David Frum is reading Palin's new book. He focuses on this line:
But from what I’ve read, family life at the time of the founding was a lot like family life for Americans today: full of challenges, sure, but also full of simple pleasures.
Frum wonders how Palin could fail to mention American slaves:
Palin is a candidate who habitually qualifies some Americans but not others as “real Americans.” That subdivision is a crucial element of her mental architecture, maybe the single most important element of her mental architecture. As I’ve written before, it’s that mental architecture that those who dislike Palin most dislike about her.
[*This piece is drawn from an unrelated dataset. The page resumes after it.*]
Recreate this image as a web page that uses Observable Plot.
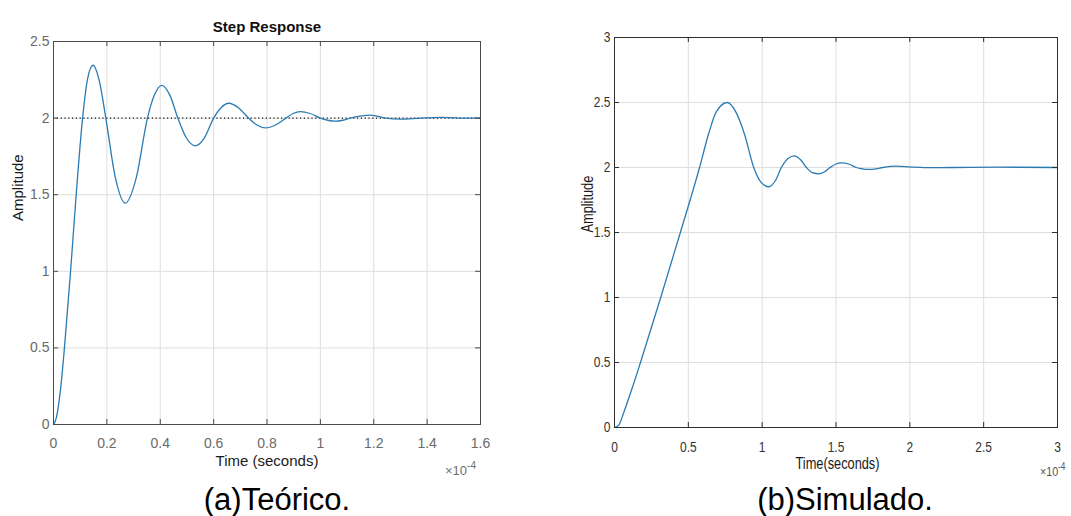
<!DOCTYPE html>
<html>
<head>
<meta charset="utf-8">
<script src="https://cdn.jsdelivr.net/npm/d3@7"></script>
<script src="https://cdn.jsdelivr.net/npm/@observablehq/plot@0.6"></script>
<style>
  html, body { margin: 0; padding: 0; background: #fff; }
  body { width: 1071px; height: 516px; position: relative; overflow: hidden; font-family: "Liberation Sans", Arial, sans-serif; }
  #chartA { position: absolute; left: 0; top: 0; }
  #chartB { position: absolute; left: 540px; top: 0; }
  .exp { position: absolute; font-size: 13px; line-height: 13px; color: #707070; white-space: nowrap; transform-origin: left top; }
  .exp span { position: relative; top: -6px; font-size: 10px; }
  .cap { position: absolute; top: 484px; font-size: 31px; line-height: 31px; color: #000; white-space: nowrap; transform: translateX(-50%); }
</style>
</head>
<body>
<div id="chartA"></div>
<div id="chartB"></div>
<div class="exp" id="expA" style="left:445px; top:464px;">×10<span>-4</span></div>
<div class="exp" id="expB" style="left:1040px; top:465px; transform: scaleX(0.82); color:#555;">×10<span>-4</span></div>
<div class="cap" id="capA" style="left:277px;"></div>
<div class="cap" id="capB" style="left:845px;"></div>
<script>
// ---------- (a) Teórico : theoretical step response (time in units of 1e-4 s) ----------
const titleA = "Step Response";
const captionA = "(a)Teórico.";
const xLabelA = "Time (seconds)";
const yLabelA = "Amplitude";
const timeA = [0, 0.01, 0.02, 0.03, 0.041, 0.064, 0.085, 0.109, 0.127, 0.148, 0.172, 0.196, 0.232, 0.269, 0.31, 0.352, 0.378, 0.406, 0.436, 0.466, 0.498, 0.531, 0.565, 0.6, 0.628, 0.656, 0.693, 0.731, 0.762, 0.794, 0.832, 0.871, 0.898, 0.925, 0.962, 1.0, 1.028, 1.056, 1.084, 1.112, 1.15, 1.188, 1.244, 1.3, 1.375, 1.45, 1.525, 1.6];
const ampA  = [0, 0.04, 0.14, 0.29, 0.5, 1.0, 1.5, 2.0, 2.25, 2.345, 2.24, 2.0, 1.61, 1.445, 1.61, 2.0, 2.15, 2.214, 2.15, 2.0, 1.87, 1.819, 1.87, 2.0, 2.068, 2.097, 2.068, 2.0, 1.955, 1.936, 1.955, 2.0, 2.03, 2.042, 2.03, 2.0, 1.986, 1.98, 1.986, 2.0, 2.013, 2.019, 2.0, 1.993, 2.0, 2.005, 2.0, 2.0];
const finalValueA = [2];
const xTicksA = [0, 0.2, 0.4, 0.6, 0.8, 1, 1.2, 1.4, 1.6];
const yTicksA = [0, 0.5, 1, 1.5, 2, 2.5];

// ---------- (b) Simulado : simulated step response ----------
const captionB = "(b)Simulado.";
const xLabelB = "Time(seconds)";
const yLabelB = "Amplitude";
const timeB = [0, 0.03, 0.064, 0.116, 0.176, 0.313, 0.446, 0.576, 0.635, 0.69, 0.765, 0.825, 0.882, 0.943, 0.99, 1.044, 1.09, 1.13, 1.175, 1.219, 1.26, 1.3, 1.34, 1.384, 1.42, 1.46, 1.5, 1.537, 1.59, 1.637, 1.68, 1.716, 1.77, 1.817, 1.907, 2.0, 2.1, 2.3, 2.6, 3.0];
const ampB  = [0, 0.02, 0.12, 0.29, 0.5, 1.0, 1.5, 2.0, 2.25, 2.43, 2.5, 2.42, 2.25, 2.0, 1.89, 1.852, 1.9, 2.0, 2.07, 2.09, 2.06, 2.0, 1.96, 1.951, 1.965, 2.0, 2.027, 2.035, 2.025, 2.0, 1.99, 1.986, 1.99, 2.0, 2.01, 2.005, 1.999, 2.0, 2.003, 2.0];
const xTicksB = [0, 0.5, 1, 1.5, 2, 2.5, 3];
const yTicksB = [0, 0.5, 1, 1.5, 2, 2.5, 3];

const lineColor = "#2b7bb3";
const fmt = d => String(d);

function stepChart(o) {
  const data = o.times.map((t, i) => ({t, a: o.amps[i]}));
  const fw = o.width - o.marginLeft - o.marginRight;
  const fh = o.height - o.marginTop - o.marginBottom;
  const tick = 5;
  const marks = [
    Plot.gridX(o.xTicks, {stroke: "#dedede", strokeOpacity: 1}),
    Plot.gridY(o.yTicks, {stroke: "#dedede", strokeOpacity: 1}),
  ];
  if (o.finalValue) marks.push(Plot.ruleY(o.finalValue, {stroke: "#111", strokeWidth: 1.1, strokeDasharray: "1.2,2.6"}));
  marks.push(
    Plot.line(data, {x: "t", y: "a", stroke: lineColor, strokeWidth: 1.3, curve: "monotone-x"}),
    Plot.frame({stroke: o.frameColor, strokeWidth: 1}),
    Plot.ruleX(o.xTicks, {x: d => d, insetTop: fh - tick, stroke: o.frameColor}),
    Plot.ruleX(o.xTicks, {x: d => d, insetBottom: fh - tick, stroke: o.frameColor}),
    Plot.ruleY(o.yTicks, {y: d => d, insetRight: fw - tick, stroke: o.frameColor}),
    Plot.ruleY(o.yTicks, {y: d => d, insetLeft: fw - tick, stroke: o.frameColor}),
    Plot.axisX({ticks: o.xTicks, tickFormat: fmt, tickSize: 0, tickPadding: o.xPad, label: null, fill: o.tickColor, fontSize: o.tickFont}),
    Plot.axisY({ticks: o.yTicks, tickFormat: fmt, tickSize: 0, tickPadding: o.yPad, label: null, fill: o.tickColor, fontSize: o.tickFont}),
    Plot.text([o.xLabel], {text: d => d, frameAnchor: "bottom", dy: o.xLabelDy, dx: o.xLabelDx || 0, fontSize: o.labelFont, fill: "#1a1a1a"}),
    Plot.text([o.yLabel], {text: d => d, frameAnchor: "left", rotate: -90, dx: o.yLabelDx, dy: o.yLabelDy, fontSize: o.labelFont, fill: "#1a1a1a"})
  );
  if (o.title) marks.push(Plot.text([o.title], {text: d => d, frameAnchor: "top", dy: -20.5, fontSize: 15, fontWeight: "bold", fill: "#111"}));
  const svg = Plot.plot({
    width: o.width, height: o.height,
    marginLeft: o.marginLeft, marginRight: o.marginRight, marginTop: o.marginTop, marginBottom: o.marginBottom,
    style: {background: "transparent", fontFamily: "'Liberation Sans', Arial, sans-serif", overflow: "visible"},
    x: {domain: o.xDomain, type: "linear"},
    y: {domain: o.yDomain, type: "linear"},
    marks
  });
  if (o.narrow) {
    // condensed lettering as in the simulated plot
    svg.querySelectorAll("text").forEach(t => {
      const tr = t.getAttribute("transform") || "";
      t.setAttribute("transform", tr + " scale(" + o.narrow + ",1)");
    });
  }
  return svg;
}

document.getElementById("chartA").append(stepChart({
  times: timeA, amps: ampA, xTicks: xTicksA, yTicks: yTicksA,
  xDomain: [0, 1.6], yDomain: [0, 2.5], finalValue: finalValueA,
  width: 520, height: 480, marginLeft: 53, marginRight: 40, marginTop: 41, marginBottom: 56,
  frameColor: "#4a4a4a", tickColor: "#6a6a6a", tickFont: 14, labelFont: 15,
  xPad: 14, yPad: 4, xLabel: xLabelA, yLabel: yLabelA, xLabelDy: 41, yLabelDx: -35, yLabelDy: -12,
  title: titleA
}));

document.getElementById("chartB").append(stepChart({
  times: timeB, amps: ampB, xTicks: xTicksB, yTicks: yTicksB,
  xDomain: [0, 3], yDomain: [0, 3], finalValue: null,
  width: 531, height: 480, marginLeft: 74, marginRight: 14, marginTop: 37, marginBottom: 53,
  frameColor: "#2e2e2e", tickColor: "#333", tickFont: 15, labelFont: 16, narrow: 0.8,
  xPad: 14, yPad: 4, xLabel: xLabelB, yLabel: yLabelB, xLabelDy: 41, xLabelDx: 1.5, yLabelDx: -27, yLabelDy: 0
}));

document.getElementById("capA").textContent = captionA;
document.getElementById("capB").textContent = captionB;
</script>
</body>
</html>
Often and repeatedly, she writes huge numbers of people out of the American story. In that one throw-away sentence, she did it again.
It’s not a big deal in itself. But it reveals something, and not for the first time or the second time or the third time even. And it’s that something that her words reveal that is a very big deal indeed.
Pareene also reviews the book:
It is called "America by Heart: Reflections on Family, Faith, and Flag," although if the leaked excerpts are any indication a lot of it seems to be "reflections on stuff Sarah Palin saw on TV."
Like "American Idol," which is a symbol of decadent liberal elitism. And, for some reason, "Murphy Brown," because inviting Dan Quayle comparisons is a really good idea. And the films "Knocked Up," "Juno," and "The 40 Year Old Virgin," which Palin likes because they are pro-marriage and pro-babies, even though godless Hollywood liberal elites made them.